The case against the man convicted of killing former intern Chandra Levy is "drastically undercut" by information that prosecutors kept to themselves "for the better part of a year," according to defense attorneys who now say they will seek a new trial.
In heavily redacted legal briefs and transcripts, defense attorneys quote prosecutors as acknowledging they had come upon "significant impeaching information" that potentially undermines the credibility of a prosecution witness. But though prosecutors received the information in roughly February 2012, the trial judge wasn't informed until November.
"We think we're being jerked around," defense attorney James Klein said, according to a previously sealed transcript of a Dec. 18 court hearing.

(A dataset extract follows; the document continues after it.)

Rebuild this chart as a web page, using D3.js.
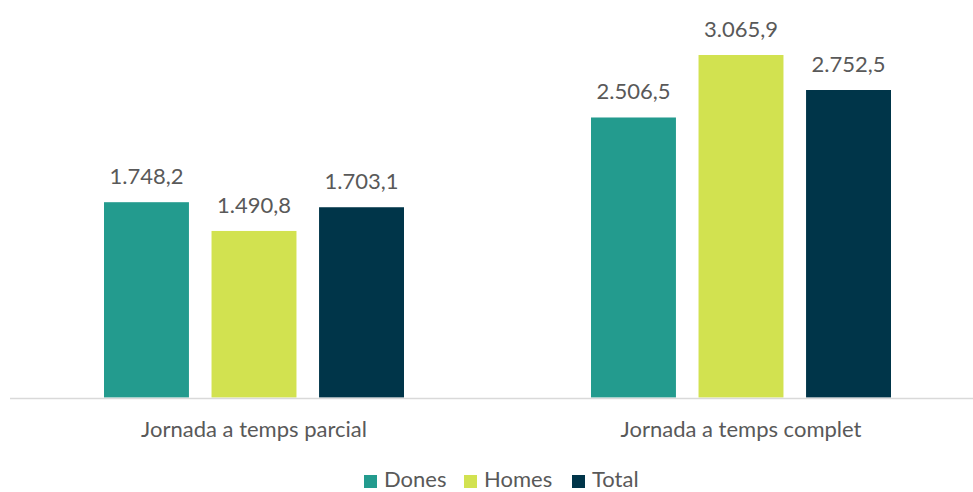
<!DOCTYPE html>
<html>
<head>
<meta charset="utf-8">
<script src="https://cdn.jsdelivr.net/npm/d3@7"></script>
<style>
  body { margin: 0; background: #fff; }
  text { font-family: Lato, "Open Sans", sans-serif; fill: #595959; }
</style>
</head>
<body>
<svg id="chart" width="973" height="492"></svg>
<script>
// data
var categories = ["Jornada a temps parcial", "Jornada a temps complet"];
var series = ["Dones", "Homes", "Total"];
var dones = [1748.2, 2506.5];
var homes = [1490.8, 3065.9];
var total = [1703.1, 2752.5];
var colors = ["#239b8e", "#d2e250", "#003549"];

var values = [dones, homes, total];
var svg = d3.select("#chart");

// scales
var x0 = d3.scaleBand()
    .domain(categories)
    .range([10.5, 984.5]);

var x1 = d3.scaleBand()
    .domain(series)
    .range([93.5, 393.5])
    .paddingInner(0.21);

var y = d3.scaleLinear()
    .domain([0, 3500])
    .range([397.5, 6.5]);

var fmt = function(v) {
  var s = d3.format(",.1f")(v);
  return s.replace(/,/g, "#").replace(".", ",").replace(/#/g, ".");
};

var rows = [];
categories.forEach(function(c, i) {
  series.forEach(function(s, j) {
    rows.push({cat: c, ser: s, val: values[j][i], color: colors[j]});
  });
});

// bars
svg.selectAll("rect.bar")
    .data(rows)
  .enter().append("rect")
    .attr("class", "bar")
    .attr("x", function(d) { return x0(d.cat) + x1(d.ser); })
    .attr("y", function(d) { return y(d.val); })
    .attr("width", x1.bandwidth())
    .attr("height", function(d) { return y(0) - y(d.val); })
    .style("fill", function(d) { return d.color; });

// value labels
svg.selectAll("text.val")
    .data(rows)
  .enter().append("text")
    .attr("class", "val")
    .attr("x", function(d) { return x0(d.cat) + x1(d.ser) + x1.bandwidth() / 2; })
    .attr("y", function(d) { return y(d.val) - 18; })
    .attr("text-anchor", "middle")
    .style("font-size", "22px")
    .text(function(d) { return fmt(d.val); });

// axis line
svg.append("line")
    .attr("x1", 10)
    .attr("x2", 973)
    .attr("y1", 398.5)
    .attr("y2", 398.5)
    .style("stroke", "#d9d9d9")
    .style("stroke-width", 1.5);

// category labels
svg.selectAll("text.cat")
    .data(categories)
  .enter().append("text")
    .attr("class", "cat")
    .attr("x", function(d) { return x0(d) + x0.bandwidth() / 2; })
    .attr("y", 437)
    .attr("text-anchor", "middle")
    .style("font-size", "22px")
    .text(function(d) { return d; });

// legend
var legendX = [364, 464, 572];
var legend = svg.selectAll("g.legend")
    .data(series)
  .enter().append("g")
    .attr("class", "legend")
    .attr("transform", function(d, i) { return "translate(" + legendX[i] + ",0)"; });

legend.append("rect")
    .attr("x", 0)
    .attr("y", 475)
    .attr("width", 13)
    .attr("height", 13)
    .style("fill", function(d, i) { return colors[i]; });

legend.append("text")
    .attr("x", 20)
    .attr("y", 487)
    .style("font-size", "22px")
    .text(function(d) { return d; });
</script>
</body>
</html>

Klein, chief of the appellate division of the D.C. Public Defenders Service, charged that the government's alleged failures to investigate potential witness problems were either "intentional" or an example of "ineptitude." In either case, Klein alleged the government may have violated the so-called "Napue" rule that bars prosecutors from knowingly presenting false testimony and obligates them to correct it when it occurs.
The ensuing legal fight has spurred renewed questions about the strength of the case against Guandique, whose felony murder conviction in November 2010 seemingly put to rest one of the nation's highest-profile murder mysteries. Prosecutors convinced jurors that Guandique killed Levy on May 1, 2001 in Washington, D.C.'s Rock Creek Park, shortly before Levy was to return to her family's Modesto home.
The new twists have also revived questions about the public's right of access to trial proceedings, as well as precisely what the government knew and when the government knew it.